Vondrácek explained: “In many cases involving conventional radiotherapy, being ‘cured’ is only half the journey. In some parts of the body, you have to go through healthy tissues surrounding the tumour.

“So the main benefit of proton therapy is that you are protecting those healthy tissues and you can expect much lower toxicity of the treatment when using protons against photons.

“In general the process is the same: we have to prepare the patient, do the imaging and contouring, carry out the treatment planning then treat as precisely as possible. That is the same for all radiotherapy treatment.

“What is particularly different in protons is that you have to be far more precise, and much more aware of everything that can happen. The treatment is very sensitive to anything you don’t do in the right way.”

Vondrácek says proton beam therapy can be particularly beneficial to children: “Generally we can say the people [proton therapy is particularly good for] are those who are young… it gives a high probability of a cure. There is very low toxicity and the expectation of a long lifespan after the treatment. It’s not so beneficial for patients who have had a very bad prognosis.

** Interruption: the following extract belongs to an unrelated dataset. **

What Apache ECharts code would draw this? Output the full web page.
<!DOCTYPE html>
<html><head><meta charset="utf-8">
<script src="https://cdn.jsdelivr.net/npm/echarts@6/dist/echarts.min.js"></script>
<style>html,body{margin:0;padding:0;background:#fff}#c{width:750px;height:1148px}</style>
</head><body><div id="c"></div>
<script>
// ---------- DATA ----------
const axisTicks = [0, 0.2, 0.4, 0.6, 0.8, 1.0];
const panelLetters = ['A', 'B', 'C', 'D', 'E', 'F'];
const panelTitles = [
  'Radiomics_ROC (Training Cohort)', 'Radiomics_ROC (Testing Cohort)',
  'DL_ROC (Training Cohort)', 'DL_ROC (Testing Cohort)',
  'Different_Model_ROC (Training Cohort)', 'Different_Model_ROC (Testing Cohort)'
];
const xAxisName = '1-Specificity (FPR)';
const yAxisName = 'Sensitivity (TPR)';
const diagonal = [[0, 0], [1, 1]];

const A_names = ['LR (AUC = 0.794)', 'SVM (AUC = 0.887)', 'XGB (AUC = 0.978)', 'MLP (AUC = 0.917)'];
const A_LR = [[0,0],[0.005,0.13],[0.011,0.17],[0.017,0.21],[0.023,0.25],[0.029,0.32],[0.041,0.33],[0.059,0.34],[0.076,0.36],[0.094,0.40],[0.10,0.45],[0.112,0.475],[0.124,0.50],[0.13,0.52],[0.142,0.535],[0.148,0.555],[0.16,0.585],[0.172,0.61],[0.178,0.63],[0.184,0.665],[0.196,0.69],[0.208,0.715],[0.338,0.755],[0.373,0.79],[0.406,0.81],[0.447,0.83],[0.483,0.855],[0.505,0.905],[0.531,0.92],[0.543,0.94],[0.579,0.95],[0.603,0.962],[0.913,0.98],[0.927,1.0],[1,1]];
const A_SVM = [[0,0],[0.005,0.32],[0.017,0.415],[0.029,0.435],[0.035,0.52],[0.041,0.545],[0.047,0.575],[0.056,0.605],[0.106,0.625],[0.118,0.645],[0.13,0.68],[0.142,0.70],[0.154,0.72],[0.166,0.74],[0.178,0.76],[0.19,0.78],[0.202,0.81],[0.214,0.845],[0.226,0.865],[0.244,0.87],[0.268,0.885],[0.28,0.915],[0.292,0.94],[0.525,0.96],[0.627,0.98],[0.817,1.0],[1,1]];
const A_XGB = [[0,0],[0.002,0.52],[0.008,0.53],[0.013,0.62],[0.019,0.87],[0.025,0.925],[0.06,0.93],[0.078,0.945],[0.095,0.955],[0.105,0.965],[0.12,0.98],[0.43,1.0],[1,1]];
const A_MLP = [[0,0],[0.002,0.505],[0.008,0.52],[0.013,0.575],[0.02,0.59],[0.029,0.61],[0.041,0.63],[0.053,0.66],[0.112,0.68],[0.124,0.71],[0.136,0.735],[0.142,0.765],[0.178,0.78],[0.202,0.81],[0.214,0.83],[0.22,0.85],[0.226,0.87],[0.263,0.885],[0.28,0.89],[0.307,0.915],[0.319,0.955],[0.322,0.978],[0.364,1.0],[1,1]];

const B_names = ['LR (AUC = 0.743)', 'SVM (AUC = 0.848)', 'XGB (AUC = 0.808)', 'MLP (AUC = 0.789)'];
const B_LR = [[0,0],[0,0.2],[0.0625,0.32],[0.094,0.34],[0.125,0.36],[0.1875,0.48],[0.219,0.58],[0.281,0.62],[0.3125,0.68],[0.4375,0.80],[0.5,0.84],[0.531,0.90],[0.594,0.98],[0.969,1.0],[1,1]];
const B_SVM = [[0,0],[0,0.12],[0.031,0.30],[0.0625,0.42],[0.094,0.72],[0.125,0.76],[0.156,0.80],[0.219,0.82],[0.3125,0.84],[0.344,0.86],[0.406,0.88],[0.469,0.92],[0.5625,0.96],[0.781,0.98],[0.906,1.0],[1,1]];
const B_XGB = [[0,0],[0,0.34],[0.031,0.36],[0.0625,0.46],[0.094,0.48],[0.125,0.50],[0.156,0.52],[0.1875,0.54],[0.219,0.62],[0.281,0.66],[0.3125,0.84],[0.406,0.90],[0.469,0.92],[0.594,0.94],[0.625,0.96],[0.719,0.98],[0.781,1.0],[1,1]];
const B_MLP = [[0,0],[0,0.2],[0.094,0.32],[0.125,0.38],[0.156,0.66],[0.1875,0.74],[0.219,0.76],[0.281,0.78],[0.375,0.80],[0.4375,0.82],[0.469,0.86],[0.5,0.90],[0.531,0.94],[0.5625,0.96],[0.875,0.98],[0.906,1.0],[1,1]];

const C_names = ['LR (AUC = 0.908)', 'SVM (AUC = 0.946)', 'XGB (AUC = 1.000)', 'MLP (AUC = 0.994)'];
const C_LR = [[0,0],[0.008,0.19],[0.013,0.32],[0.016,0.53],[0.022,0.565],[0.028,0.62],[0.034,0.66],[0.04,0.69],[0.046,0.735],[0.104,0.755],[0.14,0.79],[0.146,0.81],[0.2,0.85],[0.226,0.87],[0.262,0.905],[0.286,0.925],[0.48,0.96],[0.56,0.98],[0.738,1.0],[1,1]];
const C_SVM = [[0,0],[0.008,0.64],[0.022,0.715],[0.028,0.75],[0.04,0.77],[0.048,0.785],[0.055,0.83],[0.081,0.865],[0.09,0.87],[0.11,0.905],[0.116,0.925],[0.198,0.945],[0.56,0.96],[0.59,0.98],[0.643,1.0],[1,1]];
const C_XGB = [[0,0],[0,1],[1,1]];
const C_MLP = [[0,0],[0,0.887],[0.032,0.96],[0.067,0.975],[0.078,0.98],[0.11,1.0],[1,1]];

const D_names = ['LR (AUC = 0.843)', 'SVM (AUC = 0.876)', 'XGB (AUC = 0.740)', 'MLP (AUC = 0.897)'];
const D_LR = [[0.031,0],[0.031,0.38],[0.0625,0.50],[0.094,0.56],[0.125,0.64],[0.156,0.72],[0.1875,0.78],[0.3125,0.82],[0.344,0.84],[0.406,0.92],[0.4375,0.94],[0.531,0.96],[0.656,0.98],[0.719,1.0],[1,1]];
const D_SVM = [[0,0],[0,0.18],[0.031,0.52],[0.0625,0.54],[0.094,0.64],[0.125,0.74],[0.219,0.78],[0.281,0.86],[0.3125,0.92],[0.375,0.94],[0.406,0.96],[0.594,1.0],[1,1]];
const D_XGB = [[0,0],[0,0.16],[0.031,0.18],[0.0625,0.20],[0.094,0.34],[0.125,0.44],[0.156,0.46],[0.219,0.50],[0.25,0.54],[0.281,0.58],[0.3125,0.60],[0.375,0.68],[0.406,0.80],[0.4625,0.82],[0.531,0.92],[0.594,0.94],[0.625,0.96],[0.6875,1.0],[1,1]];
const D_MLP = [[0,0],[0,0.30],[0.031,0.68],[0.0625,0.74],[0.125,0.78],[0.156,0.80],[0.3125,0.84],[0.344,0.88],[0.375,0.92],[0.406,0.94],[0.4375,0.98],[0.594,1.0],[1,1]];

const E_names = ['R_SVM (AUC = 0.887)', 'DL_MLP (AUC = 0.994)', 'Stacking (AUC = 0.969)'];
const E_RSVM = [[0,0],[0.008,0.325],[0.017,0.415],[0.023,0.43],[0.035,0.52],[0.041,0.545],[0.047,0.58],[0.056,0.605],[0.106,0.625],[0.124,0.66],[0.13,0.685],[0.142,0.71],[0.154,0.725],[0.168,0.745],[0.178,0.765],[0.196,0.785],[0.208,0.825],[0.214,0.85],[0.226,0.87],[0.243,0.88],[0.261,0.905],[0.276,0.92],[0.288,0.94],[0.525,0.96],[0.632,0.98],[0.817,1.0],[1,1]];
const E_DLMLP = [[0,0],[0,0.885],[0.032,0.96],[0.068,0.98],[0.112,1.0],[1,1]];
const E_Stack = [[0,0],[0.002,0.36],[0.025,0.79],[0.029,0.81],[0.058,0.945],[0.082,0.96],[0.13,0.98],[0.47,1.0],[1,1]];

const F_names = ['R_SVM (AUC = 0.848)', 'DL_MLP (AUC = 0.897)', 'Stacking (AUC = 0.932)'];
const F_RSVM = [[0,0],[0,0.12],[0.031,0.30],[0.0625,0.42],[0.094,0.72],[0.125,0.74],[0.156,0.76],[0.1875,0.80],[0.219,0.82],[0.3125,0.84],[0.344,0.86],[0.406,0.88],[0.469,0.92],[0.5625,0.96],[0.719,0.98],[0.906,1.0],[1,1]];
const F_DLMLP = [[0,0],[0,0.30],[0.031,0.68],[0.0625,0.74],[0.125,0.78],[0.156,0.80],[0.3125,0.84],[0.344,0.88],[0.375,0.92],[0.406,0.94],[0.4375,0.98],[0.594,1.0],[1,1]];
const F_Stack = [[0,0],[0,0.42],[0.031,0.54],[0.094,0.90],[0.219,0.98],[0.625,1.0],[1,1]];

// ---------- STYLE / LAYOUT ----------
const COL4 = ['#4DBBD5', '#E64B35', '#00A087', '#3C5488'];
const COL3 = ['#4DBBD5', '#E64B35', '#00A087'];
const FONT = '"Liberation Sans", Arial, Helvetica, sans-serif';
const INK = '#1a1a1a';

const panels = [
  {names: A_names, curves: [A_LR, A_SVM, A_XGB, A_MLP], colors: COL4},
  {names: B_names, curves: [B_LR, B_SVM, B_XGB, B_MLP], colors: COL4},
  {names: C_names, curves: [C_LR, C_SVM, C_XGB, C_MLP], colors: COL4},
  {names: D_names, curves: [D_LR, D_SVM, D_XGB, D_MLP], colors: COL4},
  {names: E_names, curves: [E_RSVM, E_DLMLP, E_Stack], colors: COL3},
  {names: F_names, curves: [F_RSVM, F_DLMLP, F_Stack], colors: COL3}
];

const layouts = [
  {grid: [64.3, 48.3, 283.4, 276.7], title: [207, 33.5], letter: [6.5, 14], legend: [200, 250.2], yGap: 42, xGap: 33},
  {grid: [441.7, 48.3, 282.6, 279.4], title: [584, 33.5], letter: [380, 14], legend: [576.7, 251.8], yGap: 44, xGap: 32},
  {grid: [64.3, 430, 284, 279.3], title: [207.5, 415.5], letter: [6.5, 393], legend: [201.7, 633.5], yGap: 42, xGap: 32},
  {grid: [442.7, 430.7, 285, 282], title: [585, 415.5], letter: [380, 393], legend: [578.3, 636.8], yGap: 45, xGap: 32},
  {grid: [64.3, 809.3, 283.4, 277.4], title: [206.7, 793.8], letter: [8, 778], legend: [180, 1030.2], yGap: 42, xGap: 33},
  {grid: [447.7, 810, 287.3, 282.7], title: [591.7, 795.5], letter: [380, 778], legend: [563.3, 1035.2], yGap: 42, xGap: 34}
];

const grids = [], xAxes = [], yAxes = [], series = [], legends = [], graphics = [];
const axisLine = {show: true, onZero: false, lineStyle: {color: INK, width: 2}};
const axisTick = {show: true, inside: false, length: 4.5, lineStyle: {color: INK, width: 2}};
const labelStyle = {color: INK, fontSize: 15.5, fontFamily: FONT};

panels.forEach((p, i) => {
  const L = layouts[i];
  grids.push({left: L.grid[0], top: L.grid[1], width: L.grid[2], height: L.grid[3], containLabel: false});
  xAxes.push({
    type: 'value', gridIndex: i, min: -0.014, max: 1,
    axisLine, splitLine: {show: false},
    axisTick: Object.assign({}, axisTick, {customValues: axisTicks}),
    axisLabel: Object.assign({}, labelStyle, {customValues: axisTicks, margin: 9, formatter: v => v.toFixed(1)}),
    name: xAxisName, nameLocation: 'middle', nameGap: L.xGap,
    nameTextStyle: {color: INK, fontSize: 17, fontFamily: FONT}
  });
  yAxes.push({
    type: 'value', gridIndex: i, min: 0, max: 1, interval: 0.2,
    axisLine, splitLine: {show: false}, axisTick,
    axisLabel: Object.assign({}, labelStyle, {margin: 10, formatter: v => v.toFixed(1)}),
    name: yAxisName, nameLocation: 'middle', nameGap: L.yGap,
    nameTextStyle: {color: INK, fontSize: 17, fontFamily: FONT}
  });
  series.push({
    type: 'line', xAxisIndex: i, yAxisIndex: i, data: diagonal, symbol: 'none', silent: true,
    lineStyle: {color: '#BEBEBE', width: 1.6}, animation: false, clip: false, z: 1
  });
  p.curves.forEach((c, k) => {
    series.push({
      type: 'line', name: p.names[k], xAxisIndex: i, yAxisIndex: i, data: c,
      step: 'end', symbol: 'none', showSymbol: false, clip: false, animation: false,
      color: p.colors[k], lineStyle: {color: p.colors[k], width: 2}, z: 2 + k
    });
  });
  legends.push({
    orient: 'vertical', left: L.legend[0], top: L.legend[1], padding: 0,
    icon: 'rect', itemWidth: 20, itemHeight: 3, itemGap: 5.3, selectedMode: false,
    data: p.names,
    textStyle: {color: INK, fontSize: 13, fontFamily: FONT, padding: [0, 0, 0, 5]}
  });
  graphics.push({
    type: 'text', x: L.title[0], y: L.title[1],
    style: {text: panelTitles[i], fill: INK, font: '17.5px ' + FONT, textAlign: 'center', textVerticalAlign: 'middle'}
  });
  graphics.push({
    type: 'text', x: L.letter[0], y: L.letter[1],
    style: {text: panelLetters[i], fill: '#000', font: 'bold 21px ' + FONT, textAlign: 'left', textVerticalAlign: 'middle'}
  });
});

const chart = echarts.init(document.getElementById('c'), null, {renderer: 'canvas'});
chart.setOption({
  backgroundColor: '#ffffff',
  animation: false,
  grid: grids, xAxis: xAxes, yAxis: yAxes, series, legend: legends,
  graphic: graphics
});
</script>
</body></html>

“There have been successes in situations with head and neck patients, for example young women with breast cancer.”

In 2014, a report by Portsmouth Safeguarding Children Board found the actions by Ashya’s parents had “put him at risk”.

But a High Court judge approved the move to take him to Prague and the NHS agreed to fund the treatment, which lasted six weeks and cost around £65,000.

Brett King added: “We would hate for this to happen to anyone else. But we are so proud of him: he’s now the boy that we had before the operation. There are still a few issues – he is wobbly on his legs and his speech is a bit strained – but he is a fighter and prepared to try anything.”

In the UK there are approximately 4,000 children diagnosed with cancer each year – the equivalent of 10 every day. The Department of Health hopes its £250m investment will be a big step towards solving the problem.

A study published in the journal Lancet Oncology last year endorsed claims made by both the King family and Proton Therapy UK. Researchers at Massachusetts General Hospital, USA, found proton beam therapy caused fewer side effects in child cancer patients compared with conventional radiotherapy.

A spokesman said: “Although there remain some effects of treatment on hearing, endocrine, and neurocognitive outcomes – particularly in younger patients – other late effects common in photon-treated patients, such as cardiac, pulmonary, and gastrointestinal toxic effects, were absent.

“Proton radiotherapy resulted in acceptable toxicity and had similar survival outcomes to those noted with conventional radiotherapy, suggesting that the use of the treatment may be an alternative to photon-based treatments.”

The study analysed 59 patients aged between three and 21 from 2003 to 2009.

The majority – 55 – of the patients had the tumour partially or completely removed through surgery, while all patients received chemotherapy as well as proton beam therapy.

Three years after treatment, 83 per cent survived without the cancer getting worse, falling to 80 per cent after five years.